Eagle Peak Press published 17 Quarterlies, through May, 2018. An annual is coming late spring 2019, replacing the Quarterly. We’re going to feature some reposts here this year, leading up to the annual.
For now, try this condensed version of an item from May, 2018. Get the full Writing Tips Revisited article here.
“If you want to be a writer, you must do two things above all others: read a lot and write a lot.” – Stephen King
Find what you like and what you don’t. Make use of techniques you have learned–in your own writing. [I wound up reading 29 books in 2018, from which I got a lot of insights.]

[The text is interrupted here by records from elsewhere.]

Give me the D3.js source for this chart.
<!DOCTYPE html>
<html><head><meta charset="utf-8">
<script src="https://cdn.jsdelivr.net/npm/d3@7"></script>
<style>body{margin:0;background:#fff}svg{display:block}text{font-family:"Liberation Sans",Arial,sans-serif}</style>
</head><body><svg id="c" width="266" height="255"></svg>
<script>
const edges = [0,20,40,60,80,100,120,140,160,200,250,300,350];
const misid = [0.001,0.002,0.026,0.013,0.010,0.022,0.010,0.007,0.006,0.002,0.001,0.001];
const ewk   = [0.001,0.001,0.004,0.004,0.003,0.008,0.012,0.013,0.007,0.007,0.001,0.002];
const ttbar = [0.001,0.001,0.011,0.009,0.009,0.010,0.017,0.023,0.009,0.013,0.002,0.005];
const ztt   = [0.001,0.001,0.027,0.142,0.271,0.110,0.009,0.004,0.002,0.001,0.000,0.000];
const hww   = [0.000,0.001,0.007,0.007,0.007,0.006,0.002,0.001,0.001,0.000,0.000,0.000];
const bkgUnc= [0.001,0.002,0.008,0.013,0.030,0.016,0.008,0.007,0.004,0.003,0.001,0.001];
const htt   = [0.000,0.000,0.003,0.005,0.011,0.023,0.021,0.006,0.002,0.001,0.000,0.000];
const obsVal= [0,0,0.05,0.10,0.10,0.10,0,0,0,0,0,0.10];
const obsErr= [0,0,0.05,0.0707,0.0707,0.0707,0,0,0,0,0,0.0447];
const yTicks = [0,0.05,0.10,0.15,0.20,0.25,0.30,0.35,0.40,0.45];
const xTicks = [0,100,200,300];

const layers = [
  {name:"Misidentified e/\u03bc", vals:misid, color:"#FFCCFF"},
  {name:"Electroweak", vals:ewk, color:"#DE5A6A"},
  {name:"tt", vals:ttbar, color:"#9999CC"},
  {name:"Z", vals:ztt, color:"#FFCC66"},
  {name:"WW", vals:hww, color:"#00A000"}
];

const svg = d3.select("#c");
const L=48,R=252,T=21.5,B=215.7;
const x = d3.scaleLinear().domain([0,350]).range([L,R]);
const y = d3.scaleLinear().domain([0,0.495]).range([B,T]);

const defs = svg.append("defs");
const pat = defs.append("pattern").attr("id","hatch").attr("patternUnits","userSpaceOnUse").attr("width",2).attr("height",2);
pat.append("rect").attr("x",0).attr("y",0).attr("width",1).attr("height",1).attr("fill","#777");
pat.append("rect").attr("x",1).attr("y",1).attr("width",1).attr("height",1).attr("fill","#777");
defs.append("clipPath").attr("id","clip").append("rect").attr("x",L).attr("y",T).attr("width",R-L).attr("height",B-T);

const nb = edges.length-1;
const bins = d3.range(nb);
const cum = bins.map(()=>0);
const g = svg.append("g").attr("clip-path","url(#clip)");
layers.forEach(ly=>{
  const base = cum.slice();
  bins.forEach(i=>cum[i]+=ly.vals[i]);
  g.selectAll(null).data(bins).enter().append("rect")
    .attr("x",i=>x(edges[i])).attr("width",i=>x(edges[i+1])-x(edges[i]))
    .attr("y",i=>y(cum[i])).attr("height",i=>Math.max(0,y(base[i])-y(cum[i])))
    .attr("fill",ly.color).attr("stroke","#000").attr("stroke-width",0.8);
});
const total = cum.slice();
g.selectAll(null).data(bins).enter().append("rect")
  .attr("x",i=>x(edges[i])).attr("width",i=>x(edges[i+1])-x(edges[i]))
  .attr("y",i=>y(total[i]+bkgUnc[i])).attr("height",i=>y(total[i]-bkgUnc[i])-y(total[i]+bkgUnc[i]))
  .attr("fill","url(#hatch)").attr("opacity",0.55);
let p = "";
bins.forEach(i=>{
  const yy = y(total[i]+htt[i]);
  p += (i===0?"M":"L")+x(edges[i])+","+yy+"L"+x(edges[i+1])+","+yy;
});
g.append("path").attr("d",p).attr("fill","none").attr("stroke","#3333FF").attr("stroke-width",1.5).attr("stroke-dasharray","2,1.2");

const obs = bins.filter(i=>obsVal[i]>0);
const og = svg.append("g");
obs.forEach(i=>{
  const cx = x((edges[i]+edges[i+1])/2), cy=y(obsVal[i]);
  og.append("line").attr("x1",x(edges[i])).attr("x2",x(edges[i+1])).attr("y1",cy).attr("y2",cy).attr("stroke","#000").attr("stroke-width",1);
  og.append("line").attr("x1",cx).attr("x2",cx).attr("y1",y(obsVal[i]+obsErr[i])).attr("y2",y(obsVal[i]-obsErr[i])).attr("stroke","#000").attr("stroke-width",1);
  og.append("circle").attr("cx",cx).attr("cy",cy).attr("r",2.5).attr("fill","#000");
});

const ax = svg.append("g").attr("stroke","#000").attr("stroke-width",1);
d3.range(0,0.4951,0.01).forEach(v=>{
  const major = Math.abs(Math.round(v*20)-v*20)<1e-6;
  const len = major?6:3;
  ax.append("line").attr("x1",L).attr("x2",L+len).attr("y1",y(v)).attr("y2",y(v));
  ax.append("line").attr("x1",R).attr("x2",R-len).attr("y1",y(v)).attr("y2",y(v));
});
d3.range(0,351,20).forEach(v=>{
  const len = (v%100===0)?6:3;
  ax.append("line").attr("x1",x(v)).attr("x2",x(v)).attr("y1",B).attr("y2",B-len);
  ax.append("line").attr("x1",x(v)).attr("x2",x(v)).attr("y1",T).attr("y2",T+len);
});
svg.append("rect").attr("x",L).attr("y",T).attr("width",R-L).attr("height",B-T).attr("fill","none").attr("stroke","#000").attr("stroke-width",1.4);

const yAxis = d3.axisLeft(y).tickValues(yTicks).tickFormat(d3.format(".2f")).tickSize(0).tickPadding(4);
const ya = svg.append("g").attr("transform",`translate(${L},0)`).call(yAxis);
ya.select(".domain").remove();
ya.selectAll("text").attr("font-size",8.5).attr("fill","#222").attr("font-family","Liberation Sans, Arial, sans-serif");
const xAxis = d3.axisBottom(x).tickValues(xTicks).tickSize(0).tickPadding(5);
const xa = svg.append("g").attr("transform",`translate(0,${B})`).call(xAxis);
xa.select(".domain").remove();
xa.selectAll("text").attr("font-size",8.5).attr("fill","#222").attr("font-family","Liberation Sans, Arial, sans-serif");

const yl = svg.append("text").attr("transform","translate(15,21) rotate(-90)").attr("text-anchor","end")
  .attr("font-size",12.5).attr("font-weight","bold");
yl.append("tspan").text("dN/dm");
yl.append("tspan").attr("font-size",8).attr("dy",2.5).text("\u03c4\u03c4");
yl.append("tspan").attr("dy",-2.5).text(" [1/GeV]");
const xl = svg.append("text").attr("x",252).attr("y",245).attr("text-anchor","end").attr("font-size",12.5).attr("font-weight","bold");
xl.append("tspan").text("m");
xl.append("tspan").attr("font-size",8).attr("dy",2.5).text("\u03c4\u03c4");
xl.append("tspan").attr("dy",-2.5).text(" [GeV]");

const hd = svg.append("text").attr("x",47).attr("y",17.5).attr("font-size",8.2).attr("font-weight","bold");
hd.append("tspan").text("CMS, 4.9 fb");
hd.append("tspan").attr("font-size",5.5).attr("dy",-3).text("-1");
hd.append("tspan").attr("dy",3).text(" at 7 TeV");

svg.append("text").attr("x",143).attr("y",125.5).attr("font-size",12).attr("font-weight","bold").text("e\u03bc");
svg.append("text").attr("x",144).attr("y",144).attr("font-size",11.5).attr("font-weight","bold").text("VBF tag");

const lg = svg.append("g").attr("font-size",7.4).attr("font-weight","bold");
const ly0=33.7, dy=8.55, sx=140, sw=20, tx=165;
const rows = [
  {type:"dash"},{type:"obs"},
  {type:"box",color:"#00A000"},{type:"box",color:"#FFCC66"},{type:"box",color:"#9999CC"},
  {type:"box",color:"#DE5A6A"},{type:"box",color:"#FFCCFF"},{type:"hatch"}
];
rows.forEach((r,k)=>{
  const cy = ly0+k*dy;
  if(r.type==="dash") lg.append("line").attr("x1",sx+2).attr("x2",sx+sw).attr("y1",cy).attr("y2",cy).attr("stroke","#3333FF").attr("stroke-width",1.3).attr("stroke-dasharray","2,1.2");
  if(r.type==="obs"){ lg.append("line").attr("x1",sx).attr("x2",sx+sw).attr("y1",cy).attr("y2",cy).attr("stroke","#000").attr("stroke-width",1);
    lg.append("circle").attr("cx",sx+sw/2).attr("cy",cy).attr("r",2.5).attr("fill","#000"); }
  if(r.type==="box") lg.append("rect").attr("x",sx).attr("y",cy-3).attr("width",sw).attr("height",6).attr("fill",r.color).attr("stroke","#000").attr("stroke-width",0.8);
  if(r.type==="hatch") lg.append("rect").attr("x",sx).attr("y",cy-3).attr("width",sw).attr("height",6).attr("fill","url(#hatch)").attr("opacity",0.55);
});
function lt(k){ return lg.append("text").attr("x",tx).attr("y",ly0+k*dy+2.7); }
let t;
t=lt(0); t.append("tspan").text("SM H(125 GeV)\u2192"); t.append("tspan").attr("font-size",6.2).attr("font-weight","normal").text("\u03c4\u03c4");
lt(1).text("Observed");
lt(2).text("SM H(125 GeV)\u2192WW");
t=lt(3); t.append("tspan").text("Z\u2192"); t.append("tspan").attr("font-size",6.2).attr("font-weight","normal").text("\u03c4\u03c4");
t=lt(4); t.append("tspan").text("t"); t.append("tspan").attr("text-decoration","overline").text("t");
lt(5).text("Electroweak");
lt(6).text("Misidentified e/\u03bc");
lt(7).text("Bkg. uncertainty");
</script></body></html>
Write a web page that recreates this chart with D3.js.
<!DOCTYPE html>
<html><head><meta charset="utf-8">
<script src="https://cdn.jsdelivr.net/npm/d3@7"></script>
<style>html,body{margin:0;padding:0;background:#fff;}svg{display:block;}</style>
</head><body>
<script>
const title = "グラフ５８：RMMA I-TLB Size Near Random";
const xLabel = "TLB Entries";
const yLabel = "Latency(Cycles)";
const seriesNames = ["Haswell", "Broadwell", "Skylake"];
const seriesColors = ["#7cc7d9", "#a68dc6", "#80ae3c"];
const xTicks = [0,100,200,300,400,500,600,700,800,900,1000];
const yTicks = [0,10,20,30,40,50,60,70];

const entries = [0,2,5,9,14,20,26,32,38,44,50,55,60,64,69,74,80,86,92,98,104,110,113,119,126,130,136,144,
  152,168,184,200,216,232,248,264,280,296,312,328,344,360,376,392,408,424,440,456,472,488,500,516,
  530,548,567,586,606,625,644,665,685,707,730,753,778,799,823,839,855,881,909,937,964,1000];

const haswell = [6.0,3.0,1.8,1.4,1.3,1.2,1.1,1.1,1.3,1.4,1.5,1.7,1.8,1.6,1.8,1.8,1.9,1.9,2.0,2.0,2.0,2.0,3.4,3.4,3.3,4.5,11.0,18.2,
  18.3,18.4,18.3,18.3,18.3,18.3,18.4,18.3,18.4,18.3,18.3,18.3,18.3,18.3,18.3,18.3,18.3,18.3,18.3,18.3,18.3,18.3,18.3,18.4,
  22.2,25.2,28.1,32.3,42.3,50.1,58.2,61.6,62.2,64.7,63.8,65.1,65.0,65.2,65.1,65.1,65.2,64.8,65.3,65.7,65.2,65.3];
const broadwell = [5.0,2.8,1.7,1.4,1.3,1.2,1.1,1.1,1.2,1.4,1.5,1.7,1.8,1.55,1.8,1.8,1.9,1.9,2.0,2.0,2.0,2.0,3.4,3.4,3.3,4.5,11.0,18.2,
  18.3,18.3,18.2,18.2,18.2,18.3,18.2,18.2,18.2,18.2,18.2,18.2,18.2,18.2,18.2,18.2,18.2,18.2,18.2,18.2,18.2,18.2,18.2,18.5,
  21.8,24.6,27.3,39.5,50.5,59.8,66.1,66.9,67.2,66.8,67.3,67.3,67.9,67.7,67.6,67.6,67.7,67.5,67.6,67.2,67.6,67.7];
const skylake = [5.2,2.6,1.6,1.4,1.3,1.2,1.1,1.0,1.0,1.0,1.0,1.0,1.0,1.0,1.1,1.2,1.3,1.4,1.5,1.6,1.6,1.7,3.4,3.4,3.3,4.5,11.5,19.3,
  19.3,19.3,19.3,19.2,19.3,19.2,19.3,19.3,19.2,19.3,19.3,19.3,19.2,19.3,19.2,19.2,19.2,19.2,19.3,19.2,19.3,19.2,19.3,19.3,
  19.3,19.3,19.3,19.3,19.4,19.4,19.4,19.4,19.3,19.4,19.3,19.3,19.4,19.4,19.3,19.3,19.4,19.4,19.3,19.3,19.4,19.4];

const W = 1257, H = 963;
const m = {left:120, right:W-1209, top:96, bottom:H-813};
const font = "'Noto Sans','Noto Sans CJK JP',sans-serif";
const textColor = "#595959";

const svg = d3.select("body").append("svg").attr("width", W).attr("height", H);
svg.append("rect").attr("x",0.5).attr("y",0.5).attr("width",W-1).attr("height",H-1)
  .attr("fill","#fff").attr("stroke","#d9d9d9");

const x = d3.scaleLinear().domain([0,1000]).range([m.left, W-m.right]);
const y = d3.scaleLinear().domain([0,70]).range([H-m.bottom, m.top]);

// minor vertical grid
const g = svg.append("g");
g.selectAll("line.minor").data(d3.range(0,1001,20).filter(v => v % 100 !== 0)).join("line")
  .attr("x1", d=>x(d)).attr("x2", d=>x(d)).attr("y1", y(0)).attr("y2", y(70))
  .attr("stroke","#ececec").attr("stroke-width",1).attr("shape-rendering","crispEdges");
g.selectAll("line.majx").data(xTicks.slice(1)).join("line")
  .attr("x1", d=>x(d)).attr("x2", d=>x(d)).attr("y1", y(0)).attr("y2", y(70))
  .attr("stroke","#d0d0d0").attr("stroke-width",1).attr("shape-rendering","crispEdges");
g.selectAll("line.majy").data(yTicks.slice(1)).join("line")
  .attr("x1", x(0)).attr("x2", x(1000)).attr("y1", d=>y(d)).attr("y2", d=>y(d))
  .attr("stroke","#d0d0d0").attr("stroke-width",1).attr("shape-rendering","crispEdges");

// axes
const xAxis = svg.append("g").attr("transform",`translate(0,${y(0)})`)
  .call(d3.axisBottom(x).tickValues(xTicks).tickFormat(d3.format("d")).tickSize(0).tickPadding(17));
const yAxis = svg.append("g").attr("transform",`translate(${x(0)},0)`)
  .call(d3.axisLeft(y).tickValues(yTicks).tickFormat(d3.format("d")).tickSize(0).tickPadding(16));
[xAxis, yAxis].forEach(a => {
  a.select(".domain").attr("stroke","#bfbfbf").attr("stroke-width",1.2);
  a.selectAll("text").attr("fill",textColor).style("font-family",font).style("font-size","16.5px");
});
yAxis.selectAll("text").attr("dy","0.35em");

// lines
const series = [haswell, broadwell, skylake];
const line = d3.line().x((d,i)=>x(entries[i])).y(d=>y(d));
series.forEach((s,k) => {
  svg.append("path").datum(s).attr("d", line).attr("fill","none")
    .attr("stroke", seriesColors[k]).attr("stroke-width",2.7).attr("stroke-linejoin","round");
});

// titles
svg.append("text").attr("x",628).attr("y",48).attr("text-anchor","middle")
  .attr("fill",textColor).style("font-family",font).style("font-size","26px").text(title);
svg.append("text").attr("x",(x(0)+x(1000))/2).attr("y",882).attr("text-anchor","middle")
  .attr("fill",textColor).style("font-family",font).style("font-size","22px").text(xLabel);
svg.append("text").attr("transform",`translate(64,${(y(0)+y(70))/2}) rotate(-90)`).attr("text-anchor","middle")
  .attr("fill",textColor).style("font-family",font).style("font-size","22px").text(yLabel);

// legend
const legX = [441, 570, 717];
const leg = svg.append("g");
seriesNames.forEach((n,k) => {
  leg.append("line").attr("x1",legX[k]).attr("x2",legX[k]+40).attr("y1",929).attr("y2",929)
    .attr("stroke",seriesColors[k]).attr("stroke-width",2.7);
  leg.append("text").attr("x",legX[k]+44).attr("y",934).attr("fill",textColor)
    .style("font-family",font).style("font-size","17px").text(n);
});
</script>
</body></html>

Here’s another take on the importance and value of reading:
Reading is dialogue with oneself; it is self-reflection, which cultivates profound humanity. Reading is therefore essential to our development. . . .
People who can say of a book “this changed my life” truly understand the meaning of happiness. . . .Reading is more than intellectual ornamentation; it is a battle for the establishment of the self, a ceaseless challenge that keeps up young and vigorous. –Daisaku Ikeda
While not directed at writer’s per se, the seriousness of this message is one that you can take to heart in “writing a book that makes a difference.” That’s the title of a book by Philip Gerard. See my review of it here. Maybe you just want to write escapist fare. Fine, but if you have higher aspirations, consider Gerard’s book.
Some suggest you “write for the market.” But you will never be as successful in a genre that’s not among your favorites. My personal opinion is write what you like and do it better than anyone else. feel free to differ.
Let’s move on to some helpful tips found on the web from fellow writers and others in the business.
Consider this article, “Why writing rules (usually) don’t work but guidelines do,” by Ruth Harris (a partner in the very helpful blog of writer Anne R. Allen). My take on rules is this: they’re not only useful but essential when it comes to driving. Not so much for writing. Still, before breaking any, you should know them. By ignoring them, your work may be more readable and appealing.
Here’s what Harris has to say:
Much as we are wary of rules, especially stupid rules, we have learned (the hard way) that certain general writing guidelines apply. Rules (with a few important exceptions) are rigid and come with a my-way-or-the-highway attitude. Guidelines, however, have the advantage of being flexible and customizable.
In the linked article on “stupid rules,” you can find such gems as “novels can not contain contractions” and “said is boring—use more energetic tags like exclaimed, growled, etc.” If you haven’t learned yet why these are nonsense, read that article.
As for guidelines, Harris offers MANY links to posts by her partner and other talented authors on topics like the following (and much more):
- Pants vs Plot or somewhere in between
- Begin at the beginning. Or not.
- That &$%# first draft.
As for me, I take the “in between” option–or as I prefer to call it, the Goldilocks approach when it comes to plot. In this case, not too stringent an outline nor too freewheeling.
Or, as Harris noted:
One size does not fit all.
“An opening line should invite the reader to begin the story,” said Stephen King. “It should say: Listen. Come in here. You want to know about this.” Plus a list of 50 best first sentences to inspire you.
That &$%# first draft.
Hemingway said, “All first drafts are s**t.” However, you can’t fix, revise, rewrite, edit something that doesn’t exist.
Ever heard of micro-plotting?
David Farland (an award-winning and bestselling writer of 50 fantasy and sci-fi novels) explains why you may want to use it. Here’s a link.
As I plot out a story nowadays, I might add to my plot chart a note that says, “Show Mona in pain” or “Give her a lofty goal” or “Show her gift for talking her way out of a problem.” These little plot points I call “micro-plots,” and I find that in creating sympathy for a character, it isn’t enough to have just one.
So what”s the point? Not character development as such, but supplying motivations affecting decisions and responses at critical moments–like the climax of a story. He cites them as another example of “micro-plotting.” Here’s one more passage from the article:
In any conflict, we have a lot of ways that we can respond, but why does your character act the way that he does? What are his motivations? Does it help if the reader knows that your protagonist is a priest? That he’s drunk? That he just robbed a gas station and that he shot the teller?
Do you have a good tagline?
To market your books and connect with readers, you need to be on the web in one way or another. One of the things that helps catch visitor’s attention is a good tagline on your landing page.
What’s a tagline and why use it? Here are three examples from “What’s in Your Tagline” by Judith Briles
Joel’s The Book Designer tagline: Practical advice to help build better books. Everything he does in the publishing field circulates around the word “practical” and “build better books.”
Nick Zelinger of NZ Graphics designs book covers and interiors. His website tagline, Where OUTSTANDING DESIGN meets AFFORDABLE PRICING shouts out that he’s reasonable in his costs and his books look great.
Briles’ tagline on TheBookShepherd.com website is Creating Successful Authors with Practical Publishing Guidance. As an author, who doesn’t want to be successful … and would you as a visitor want practical guidance in the process?